[Exercise aim] Reproduce every line of the listing as written, apart from the pictures.

================================

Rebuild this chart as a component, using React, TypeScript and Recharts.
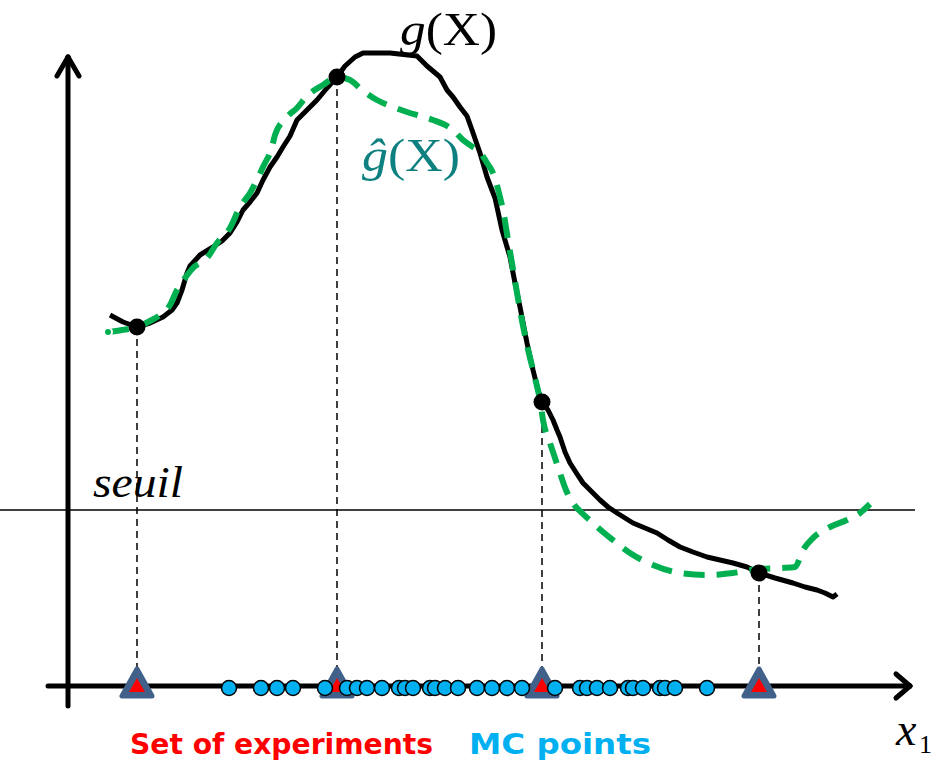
import { ComposedChart, Line, ReferenceLine, Scatter, XAxis, YAxis } from "recharts";

// g(X): true response (x position, height above the x1 axis)
const gX = [110, 123, 137, 150, 163, 172, 177, 182, 187, 190, 200, 213, 222, 230, 237, 243, 250, 257, 263, 270, 277, 283, 290, 297, 305, 317, 327, 337, 345, 355, 363, 390, 417, 427, 440, 447, 453, 460, 467, 472, 480, 487, 495, 502, 510, 515, 520, 527, 533, 538, 542, 548, 553, 557, 560, 565, 570, 577, 583, 592, 600, 608, 617, 625, 633, 645, 657, 668, 680, 693, 707, 720, 733, 747, 759, 775, 793, 805, 817, 825, 833, 837];
const gValues = [371, 364, 359, 363, 369, 376, 383, 396, 413, 420, 431, 439, 445, 453, 464, 476, 484, 493, 506, 519, 529, 539, 550, 566, 574, 586, 598, 609, 620, 629, 633, 633, 630, 620, 609, 596, 589, 579, 570, 556, 533, 509, 488, 456, 429, 403, 379, 343, 316, 296, 284, 276, 266, 256, 249, 234, 223, 212, 203, 194, 186, 179, 173, 168, 163, 158, 153, 146, 139, 134, 129, 126, 123, 119, 113, 108, 103, 99, 96, 93, 89, 92];

// ĝ(X): metamodel
const hatX = [108, 122, 137, 150, 160, 170, 177, 185, 193, 207, 217, 230, 240, 250, 257, 263, 272, 275, 287, 297, 307, 323, 337, 350, 362, 377, 393, 407, 420, 433, 453, 463, 473, 480, 487, 493, 500, 503, 508, 514, 520, 527, 535, 540, 543, 550, 555, 560, 566, 573, 583, 593, 603, 613, 630, 653, 680, 707, 733, 759, 782, 795, 803, 813, 830, 847, 860, 870];
const hatValues = [354, 356, 359, 365, 371, 381, 396, 408, 418, 428, 443, 458, 479, 493, 506, 519, 539, 551, 569, 578, 590, 601, 609, 606, 596, 586, 579, 574, 570, 566, 556, 546, 539, 534, 523, 513, 489, 476, 446, 411, 376, 341, 308, 286, 266, 243, 228, 213, 196, 183, 172, 163, 154, 146, 133, 121, 113, 111, 113, 117, 118, 119, 136, 148, 159, 166, 173, 182];

// set of experiments
const expX = [137, 337, 542, 759];
const expValues = [359, 609, 284, 113];

// Monte Carlo points along x1
const mcX = [229, 261, 277, 293, 325, 347, 357, 367, 382, 399, 405, 413, 430, 435, 445, 458, 477, 492, 507, 522, 555, 580, 587, 597, 610, 628, 633, 643, 660, 665, 675, 707];

const seuil = 176;

const gRows = gX.map((x, i) => ({ x, y: gValues[i] }));
const hatRows = hatX.map((x, i) => ({ x, y: hatValues[i] }));
const expRows = expX.map((x, i) => ({ x, y: expValues[i] }));
const expAxisRows = expX.map((x) => ({ x, y: 0 }));
const mcRows = mcX.map((x) => ({ x, y: -2 }));

const serif = "'Liberation Serif', 'DejaVu Serif', serif";
const sans = "'DejaVu Sans Condensed', 'DejaVu Sans', sans-serif";

function BlackDot(props: any) {
	return <circle cx={props.cx} cy={props.cy} r={8.5} fill="#000" />;
}

function Triangle(props: any) {
	const { cx, cy } = props;
	return (
		<g>
			<polygon
				points={`${cx},${cy - 17} ${cx - 15},${cy + 10} ${cx + 15},${cy + 10}`}
				fill="#41618A"
				stroke="#41618A"
				strokeWidth={5}
				strokeLinejoin="round"
			/>
			<polygon points={`${cx},${cy - 8} ${cx - 8},${cy + 6} ${cx + 8},${cy + 6}`} fill="#FF0000" />
		</g>
	);
}

function McDot(props: any) {
	return <circle cx={props.cx} cy={props.cy} r={7.5} fill="#00B0F0" stroke="#000" strokeWidth={1.5} />;
}

const axisStroke = { stroke: "#000", strokeWidth: 5, strokeLinecap: "round" as const };

export default function App() {
	return (
		<div style={{ position: "relative", width: 931, height: 761, background: "#fff" }}>
			<style>{`body{margin:0}`}</style>
			<ComposedChart width={931} height={761} margin={{ top: 0, right: 0, bottom: 0, left: 0 }}>
				<XAxis dataKey="x" type="number" domain={[0, 931]} allowDataOverflow hide />
				<YAxis dataKey="y" type="number" domain={[-75, 686]} allowDataOverflow hide />

				<ReferenceLine
					segment={[{ x: 0, y: seuil }, { x: 915, y: seuil }]}
					stroke="#000"
					strokeWidth={1.5}
				/>

				{expX.map((x, i) => (
					<ReferenceLine
						key={x}
						segment={[{ x, y: expValues[i] }, { x, y: 0 }]}
						stroke="#000"
						strokeWidth={1.5}
						strokeDasharray="7 5"
					/>
				))}

				{/* axes with arrow heads */}
				<ReferenceLine segment={[{ x: 68, y: -20 }, { x: 68, y: 629 }]} {...axisStroke} />
				<ReferenceLine segment={[{ x: 57, y: 610 }, { x: 68, y: 629 }]} {...axisStroke} />
				<ReferenceLine segment={[{ x: 79, y: 610 }, { x: 68, y: 629 }]} {...axisStroke} />
				<ReferenceLine segment={[{ x: 48, y: 0 }, { x: 910, y: 0 }]} {...axisStroke} />
				<ReferenceLine segment={[{ x: 896, y: 12 }, { x: 910, y: 0 }]} {...axisStroke} />
				<ReferenceLine segment={[{ x: 896, y: -12 }, { x: 910, y: 0 }]} {...axisStroke} />

				<Line
					data={gRows}
					dataKey="y"
					type="linear"
					stroke="#000"
					strokeWidth={5}
					strokeLinejoin="round"
					dot={false}
					isAnimationActive={false}
				/>
				<Line
					data={hatRows}
					dataKey="y"
					type="monotone"
					stroke="#00B050"
					strokeWidth={6}
					strokeDasharray="21 12"
					dot={false}
					isAnimationActive={false}
				/>
				<Scatter data={expRows} shape={BlackDot} isAnimationActive={false} />
				<Scatter data={expAxisRows} shape={Triangle} isAnimationActive={false} />
				<Scatter data={mcRows} shape={McDot} isAnimationActive={false} />
			</ComposedChart>

			<svg width={931} height={761} style={{ position: "absolute", left: 0, top: 0, pointerEvents: "none" }}>
				<text
					x={400}
					y={45}
					fontFamily={serif}
					fontSize={46}
					fill="#000"
					textLength={97}
					lengthAdjust="spacingAndGlyphs"
				>
					<tspan fontStyle="italic">g</tspan>
					<tspan>(X)</tspan>
				</text>
				<text
					x={362}
					y={171}
					fontFamily={serif}
					fontSize={46}
					fill="#0E8080"
					textLength={98}
					lengthAdjust="spacingAndGlyphs"
				>
					<tspan fontStyle="italic">ĝ</tspan>
					<tspan>(X)</tspan>
				</text>
				<text
					x={93}
					y={497}
					fontFamily={serif}
					fontSize={45}
					fontStyle="italic"
					fill="#000"
					textLength={90}
					lengthAdjust="spacingAndGlyphs"
				>
					seuil
				</text>
				<text x={896} y={745} fontFamily={serif} fontSize={46} fontStyle="italic" fill="#000">
					x
				</text>
				<text x={919} y={753} fontFamily={serif} fontSize={26} fill="#000">
					1
				</text>
				<text
					x={130}
					y={754}
					fontFamily={sans}
					fontWeight="bold"
					fontSize={29}
					fill="#FF0000"
					textLength={303}
					lengthAdjust="spacingAndGlyphs"
				>
					Set of experiments
				</text>
				<text
					x={469}
					y={754}
					fontFamily={sans}
					fontWeight="bold"
					fontSize={29}
					fill="#00B0F0"
					textLength={182}
					lengthAdjust="spacingAndGlyphs"
				>
					MC points
				</text>
			</svg>
		</div>
	);
}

================================

[The response]
Rebuild this chart as a component, using React, TypeScript and Recharts.
import { ComposedChart, Line, ReferenceLine, Scatter, XAxis, YAxis } from "recharts";

// g(X): true response (x position, height above the x1 axis)
const gX = [110, 123, 137, 150, 163, 172, 177, 182, 187, 190, 200, 213, 222, 230, 237, 243, 250, 257, 263, 270, 277, 283, 290, 297, 305, 317, 327, 337, 345, 355, 363, 390, 417, 427, 440, 447, 453, 460, 467, 472, 480, 487, 495, 502, 510, 515, 520, 527, 533, 538, 542, 548, 553, 557, 560, 565, 570, 577, 583, 592, 600, 608, 617, 625, 633, 645, 657, 668, 680, 693, 707, 720, 733, 747, 759, 775, 793, 805, 817, 825, 833, 837];
const gValues = [371, 364, 359, 363, 369, 376, 383, 396, 413, 420, 431, 439, 445, 453, 464, 476, 484, 493, 506, 519, 529, 539, 550, 566, 574, 586, 598, 609, 620, 629, 633, 633, 630, 620, 609, 596, 589, 579, 570, 556, 533, 509, 488, 456, 429, 403, 379, 343, 316, 296, 284, 276, 266, 256, 249, 234, 223, 212, 203, 194, 186, 179, 173, 168, 163, 158, 153, 146, 139, 134, 129, 126, 123, 119, 113, 108, 103, 99, 96, 93, 89, 92];

// ĝ(X): metamodel
const hatX = [108, 122, 137, 150, 160, 170, 177, 185, 193, 207, 217, 230, 240, 250, 257, 263, 272, 275, 287, 297, 307, 323, 337, 350, 362, 377, 393, 407, 420, 433, 453, 463, 473, 480, 487, 493, 500, 503, 508, 514, 520, 527, 535, 540, 543, 550, 555, 560, 566, 573, 583, 593, 603, 613, 630, 653, 680, 707, 733, 759, 782, 795, 803, 813, 830, 847, 860, 870];
const hatValues = [354, 356, 359, 365, 371, 381, 396, 408, 418, 428, 443, 458, 479, 493, 506, 519, 539, 551, 569, 578, 590, 601, 609, 606, 596, 586, 579, 574, 570, 566, 556, 546, 539, 534, 523, 513, 489, 476, 446, 411, 376, 341, 308, 286, 266, 243, 228, 213, 196, 183, 172, 163, 154, 146, 133, 121, 113, 111, 113, 117, 118, 119, 136, 148, 159, 166, 173, 182];

// set of experiments
const expX = [137, 337, 542, 759];
const expValues = [359, 609, 284, 113];

// Monte Carlo points along x1
const mcX = [229, 261, 277, 293, 325, 347, 357, 367, 382, 399, 405, 413, 430, 435, 445, 458, 477, 492, 507, 522, 555, 580, 587, 597, 610, 628, 633, 643, 660, 665, 675, 707];

const seuil = 176;

const gRows = gX.map((x, i) => ({ x, y: gValues[i] }));
const hatRows = hatX.map((x, i) => ({ x, y: hatValues[i] }));
const expRows = expX.map((x, i) => ({ x, y: expValues[i] }));
const expAxisRows = expX.map((x) => ({ x, y: 0 }));
const mcRows = mcX.map((x) => ({ x, y: -2 }));

const serif = "'Liberation Serif', 'DejaVu Serif', serif";
const sans = "'DejaVu Sans Condensed', 'DejaVu Sans', sans-serif";

function BlackDot(props: any) {
	return <circle cx={props.cx} cy={props.cy} r={8.5} fill="#000" />;
}

function Triangle(props: any) {
	const { cx, cy } = props;
	return (
		<g>
			<polygon
				points={`${cx},${cy - 17} ${cx - 15},${cy + 10} ${cx + 15},${cy + 10}`}
				fill="#41618A"
				stroke="#41618A"
				strokeWidth={5}
				strokeLinejoin="round"
			/>
			<polygon points={`${cx},${cy - 8} ${cx - 8},${cy + 6} ${cx + 8},${cy + 6}`} fill="#FF0000" />
		</g>
	);
}

function McDot(props: any) {
	return <circle cx={props.cx} cy={props.cy} r={7.5} fill="#00B0F0" stroke="#000" strokeWidth={1.5} />;
}

const axisStroke = { stroke: "#000", strokeWidth: 5, strokeLinecap: "round" as const };

export default function App() {
	return (
		<div style={{ position: "relative", width: 931, height: 761, background: "#fff" }}>
			<style>{`body{margin:0}`}</style>
			<ComposedChart width={931} height={761} margin={{ top: 0, right: 0, bottom: 0, left: 0 }}>
				<XAxis dataKey="x" type="number" domain={[0, 931]} allowDataOverflow hide />
				<YAxis dataKey="y" type="number" domain={[-75, 686]} allowDataOverflow hide />

				<ReferenceLine
					segment={[{ x: 0, y: seuil }, { x: 915, y: seuil }]}
					stroke="#000"
					strokeWidth={1.5}
				/>

				{expX.map((x, i) => (
					<ReferenceLine
						key={x}
						segment={[{ x, y: expValues[i] }, { x, y: 0 }]}
						stroke="#000"
						strokeWidth={1.5}
						strokeDasharray="7 5"
					/>
				))}

				{/* axes with arrow heads */}
				<ReferenceLine segment={[{ x: 68, y: -20 }, { x: 68, y: 629 }]} {...axisStroke} />
				<ReferenceLine segment={[{ x: 57, y: 610 }, { x: 68, y: 629 }]} {...axisStroke} />
				<ReferenceLine segment={[{ x: 79, y: 610 }, { x: 68, y: 629 }]} {...axisStroke} />
				<ReferenceLine segment={[{ x: 48, y: 0 }, { x: 910, y: 0 }]} {...axisStroke} />
				<ReferenceLine segment={[{ x: 896, y: 12 }, { x: 910, y: 0 }]} {...axisStroke} />
				<ReferenceLine segment={[{ x: 896, y: -12 }, { x: 910, y: 0 }]} {...axisStroke} />

				<Line
					data={gRows}
					dataKey="y"
					type="linear"
					stroke="#000"
					strokeWidth={5}
					strokeLinejoin="round"
					dot={false}
					isAnimationActive={false}
				/>
				<Line
					data={hatRows}
					dataKey="y"
					type="monotone"
					stroke="#00B050"
					strokeWidth={6}
					strokeDasharray="21 12"
					dot={false}
					isAnimationActive={false}
				/>
				<Scatter data={expRows} shape={BlackDot} isAnimationActive={false} />
				<Scatter data={expAxisRows} shape={Triangle} isAnimationActive={false} />
				<Scatter data={mcRows} shape={McDot} isAnimationActive={false} />
			</ComposedChart>

			<svg width={931} height={761} style={{ position: "absolute", left: 0, top: 0, pointerEvents: "none" }}>
				<text
					x={400}
					y={45}
					fontFamily={serif}
					fontSize={46}
					fill="#000"
					textLength={97}
					lengthAdjust="spacingAndGlyphs"
				>
					<tspan fontStyle="italic">g</tspan>
					<tspan>(X)</tspan>
				</text>
				<text
					x={362}
					y={171}
					fontFamily={serif}
					fontSize={46}
					fill="#0E8080"
					textLength={98}
					lengthAdjust="spacingAndGlyphs"
				>
					<tspan fontStyle="italic">ĝ</tspan>
					<tspan>(X)</tspan>
				</text>
				<text
					x={93}
					y={497}
					fontFamily={serif}
					fontSize={45}
					fontStyle="italic"
					fill="#000"
					textLength={90}
					lengthAdjust="spacingAndGlyphs"
				>
					seuil
				</text>
				<text x={896} y={745} fontFamily={serif} fontSize={46} fontStyle="italic" fill="#000">
					x
				</text>
				<text x={919} y={753} fontFamily={serif} fontSize={26} fill="#000">
					1
				</text>
				<text
					x={130}
					y={754}
					fontFamily={sans}
					fontWeight="bold"
					fontSize={29}
					fill="#FF0000"
					textLength={303}
					lengthAdjust="spacingAndGlyphs"
				>
					Set of experiments
				</text>
				<text
					x={469}
					y={754}
					fontFamily={sans}
					fontWeight="bold"
					fontSize={29}
					fill="#00B0F0"
					textLength={182}
					lengthAdjust="spacingAndGlyphs"
				>
					MC points
				</text>
			</svg>
		</div>
	);
}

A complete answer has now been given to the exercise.